Let’s dive down a little bit more and I look at my connections page, my endpoint. I could see Initech is connected ten times. Peter Gibbons is doing something he shouldn’t be doing or he’s having a problem or we’re having a problem. To back up a little bit, during development, I know that each connection takes about 4 Megabytes of memory. Using PPROF, I know that most of that 4 Megabytes was out of my hands. I didn’t feel like diving down any deeper but it was mostly SSH library internals, encryption stuff.

Wolfram Alpha tells me that 4 megabytes times 10 is 40 megabytes roughly. Customer service reaches out to Initech and yes, sure enough, they were having a problem with their build server, I think, I don’t know, I forget. They turn off their build server, restart it, we work with them and they’re happy that we noticed their problem before they did. Because I implemented timeouts, I know that all those ten connections eventually will drain, will be closed. Because of my production profiling, I know that if the system is under memory pressure, all that extra memory I was using will be reclaimed by the system.

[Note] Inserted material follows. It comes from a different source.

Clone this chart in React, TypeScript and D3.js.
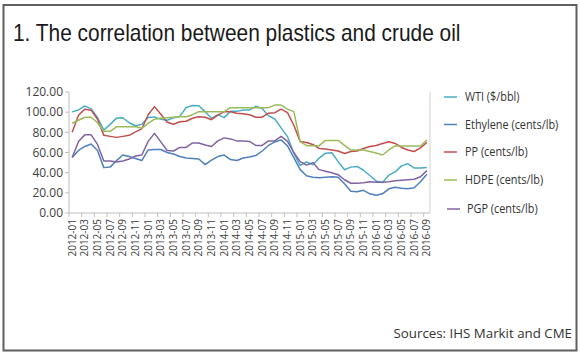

Uptime: preserved. As far as I know, I think the service has been, it’s been running for six months or so and I think it’s been restarted three or four times. I haven’t checked Wolfram Alpha, I believe that’s more than once a day. Things worked out really well and it was a good experience. Based on this, this was our first prototype, first production use of Go at Fog Creek. It was met with a lot of skepticism and since it’s been running for so long, months at a time without being restarted, it convinced everybody there that this is a technology worth exploring. It was a great experience for me and I want to thank you for listening.